• Task to complete: Reproduce the listing below exactly, beginning with its first line and ending with the line that holds "ax = fig.add_axes([126"; pictures are not part of the copy.

[Data excerpt start]

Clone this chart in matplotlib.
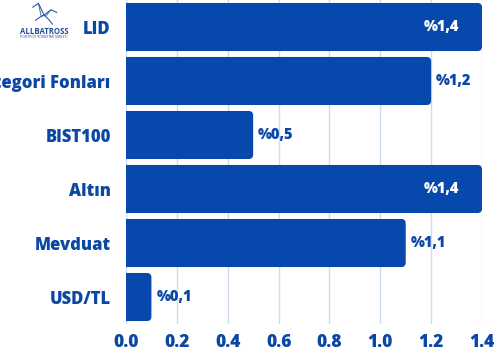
import matplotlib
matplotlib.use("Agg")
import matplotlib.pyplot as plt
from matplotlib.patches import FancyBboxPatch

categories = ["LID", "Kategori Fonları", "BIST100", "Altın", "Mevduat", "USD/TL"]
values = [1.4, 1.2, 0.5, 1.4, 1.1, 0.1]
value_labels = ["%1,4", "%1,2", "%0,5", "%1,4", "%1,1", "%0,1"]
xticks = [0.0, 0.2, 0.4, 0.6, 0.8, 1.0, 1.2, 1.4]
xtick_labels = ["0.0", "0.2", "0.4", "0.6", "0.8", "1.0", "1.2", "1.4"]

BLUE = "#0748ac"
TXT = "#0b47a5"
GRID = "#cfdcf0"
WT = 800

plt.rcParams['font.family'] = ['Open Sans', 'DejaVu Sans']

W, H = 497, 356
fig = plt.figure(figsize=(W / 100, H / 100), dpi=100)
ax = fig.add_axes([126 / W, 1 - 324 / H, (482 - 126) / W, 324 / H])

ypos = list(range(len(categories)))
bars = ax.barh(ypos, values, height=0.89, color=BLUE)
ax.set_ylim(len(categories) - 0.5, -0.5)
ax.set_xlim(0, 1.4)

# replace bars with rounded-corner versions
px_x = (482 - 126) / 1.4
px_y = 54.0
r = 4.5 / px_x
for b in bars:
    x0, y0 = b.get_x(), b.get_y()
    w, h = b.get_width(), b.get_height()
    b.set_visible(False)
    fb = FancyBboxPatch((x0 - 0.05, y0), w + 0.05, h,
                        boxstyle=f"round,pad=0,rounding_size={r}",
                        mutation_aspect=px_x / px_y,
                        facecolor=BLUE, edgecolor="none", zorder=3)
    ax.add_patch(fb)

ax.set_xticks(xticks)
ax.set_xticklabels(xtick_labels)
ax.set_yticks(ypos)
ax.set_yticklabels(categories)
ax.grid(axis='x', color=GRID, linewidth=1.0, zorder=0)
ax.set_axisbelow(True)
for s in ax.spines.values():
    s.set_visible(False)
ax.tick_params(axis='both', length=0, colors=TXT)
ax.tick_params(axis='y', pad=11)
ax.tick_params(axis='x', pad=7)
for lab in ax.get_xticklabels():
    lab.set_fontsize(12.5)
    lab.set_fontweight(WT)
    lab.set_color(TXT)
for lab in ax.get_yticklabels():
    lab.set_fontsize(12)
    lab.set_fontweight(WT)
    lab.set_color(TXT)

vmax = max(values)
for y, v, t in zip(ypos, values, value_labels):
    if v >= vmax:
        ax.text(v - 23 / px_x, y, t, ha='right', va='center', color='white',
                fontsize=10.5, fontweight=WT, zorder=5)
    else:
        ax.text(v + 5 / px_x, y, t, ha='left', va='center', color=TXT,
                fontsize=10.5, fontweight=WT, zorder=5)

# logo: simple stylised bird + text
lx = fig.add_axes([30 / W, 1 - 28 / H, 28 / W, 26 / H])
lx.axis('off')
lx.set_xlim(0, 10)
lx.set_ylim(0, 10)
lx.plot([1, 3, 5, 7.5, 9.5], [8, 9.5, 5, 7, 6], color="#2a5aa8", lw=0.8)
lx.plot([2, 4, 5, 6.5, 8], [3, 4.5, 5, 3.5, 1.5], color="#2a5aa8", lw=0.8)
lx.plot([3, 4, 6, 7.5], [9.5, 4.5, 5, 7], color="#2a5aa8", lw=0.6)
fig.text(44 / W, 1 - 31 / H, "ALLBATROSS", ha='center', va='center',
         fontsize=5.6, color="#1f4f9a", fontweight='bold')
fig.text(44 / W, 1 - 37 / H, "PORTFÖY YÖNETİMİ ŞİRKETİ", ha='center', va='center',
         fontsize=2.6, color="#1f4f9a")

fig.savefig("out.png", dpi=100)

[Data excerpt end]

• The result:
Clone this chart in matplotlib.
import matplotlib
matplotlib.use("Agg")
import matplotlib.pyplot as plt
from matplotlib.patches import FancyBboxPatch

categories = ["LID", "Kategori Fonları", "BIST100", "Altın", "Mevduat", "USD/TL"]
values = [1.4, 1.2, 0.5, 1.4, 1.1, 0.1]
value_labels = ["%1,4", "%1,2", "%0,5", "%1,4", "%1,1", "%0,1"]
xticks = [0.0, 0.2, 0.4, 0.6, 0.8, 1.0, 1.2, 1.4]
xtick_labels = ["0.0", "0.2", "0.4", "0.6", "0.8", "1.0", "1.2", "1.4"]

BLUE = "#0748ac"
TXT = "#0b47a5"
GRID = "#cfdcf0"
WT = 800

plt.rcParams['font.family'] = ['Open Sans', 'DejaVu Sans']

W, H = 497, 356
fig = plt.figure(figsize=(W / 100, H / 100), dpi=100)
ax = fig.add_axes([126 / W, 1 - 324 / H, (482 - 126) / W, 324 / H])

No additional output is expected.